If you read even a little bit of early church history you will see how much the early church suffered. And Christ is speaking to this particular church in stating that because they have been faithful to Him, He will keep them from trying times coming upon the world (ie persecution of the church). You absolutely must read into this verse a presupposition that simply is not there to make it say what you want it to say. Just the fact that this position even puts forward this verse as a pillar text for their position gives me very little reason to believe that it is in fact the case. I’m not saying I know whether or not Christ comes back before or after the tribulation, I’m just stating merely that this verse cannot be used to prove a pre-trib rapture.
Also, within the idea of the pre-trib rapture is the idea that Christ will “secretly” return a second time, and then later return to judge the world (i.e. a third time). Scripture knows of no such thing. And you can check me on that. Over and over again, Scripture speaks of Christ returning only one more time, not two more times. It speaks of Christ returning once more to judge the living and the dead, and of the second coming. All the events relating to Christ’s return, judgment, etc, are all speaking of the same event, not two separate events. This seems to be very clear to me in the scriptures. But I’m not the final word obviously. Just from what I’ve read and seen at this point, I find no evidence of two separate returns. This obviously changes the view of the rapture for me.
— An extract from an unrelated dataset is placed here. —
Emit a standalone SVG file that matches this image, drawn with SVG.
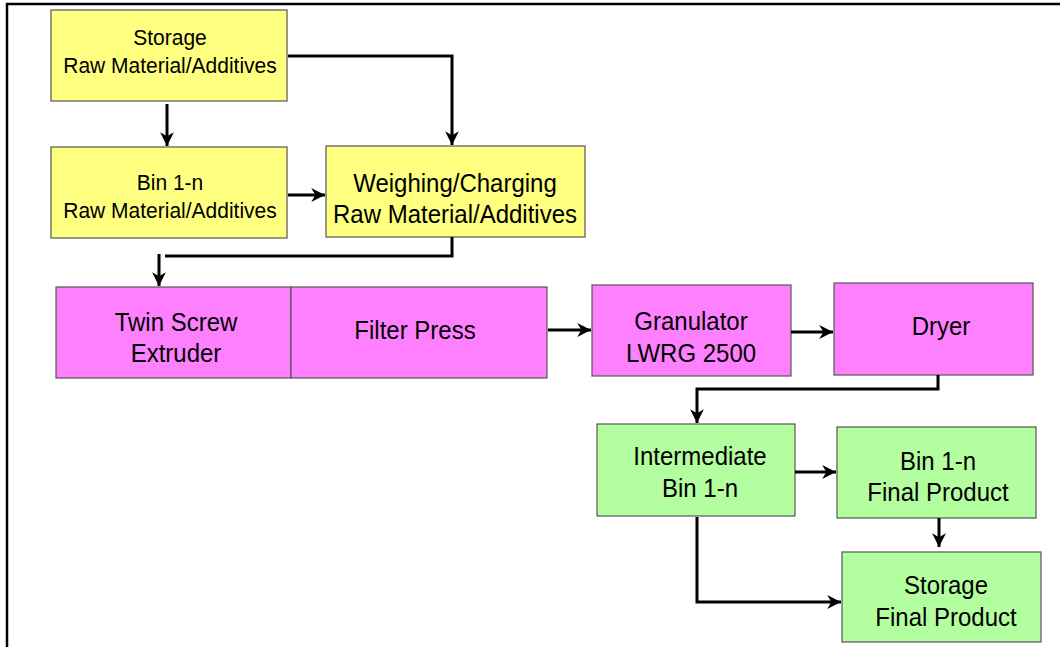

In addition to this, the whole concept of the pre-trib rapture wasn’t even a thought in the church until the early 1800’s. There was a good 1800 years before this idea even came into the thinking of the church. That right there makes me take heed and review what the Scriptures actually say concerning the second coming of Christ. In my opinion overall, focusing primarily on eschatology is not as fruitful as knowing the rest of Scripture. Theologians and writers from church history make this clear by the amount upon which they focused on eschatology. Calvin didn’t even write commentary on Revelation. Matthew Henry wrote briefly on it. These men and others exposited primarily on the rest of Scripture that reveals the glory of God in the Gospel, not upon things that are speculative. It seems to me to be of much more importance to focus on the things that reveal the glory of Christ, in order that we may know Him more, be like Him more, and conform to Him in every way. That’s not to say that Revelation shouldn’t be read, I mena it is in fact Scripture, but I do believe there are things there which are simply mysterious and that we should get to know the things of God that have been revealed to us.
Also, I think a big misunderstanding of Revelation is that it is simply revealing the things of the end of the world. That is there obviously. But Revelations primary goal is to show Christ, reveal Christ, give us Christ, how Christ will reign, how mighty Christ is in all of His risen glory. This to me is the point of Revelation, revealing the glory of God in the face of Christ in order that we may love and know Him more.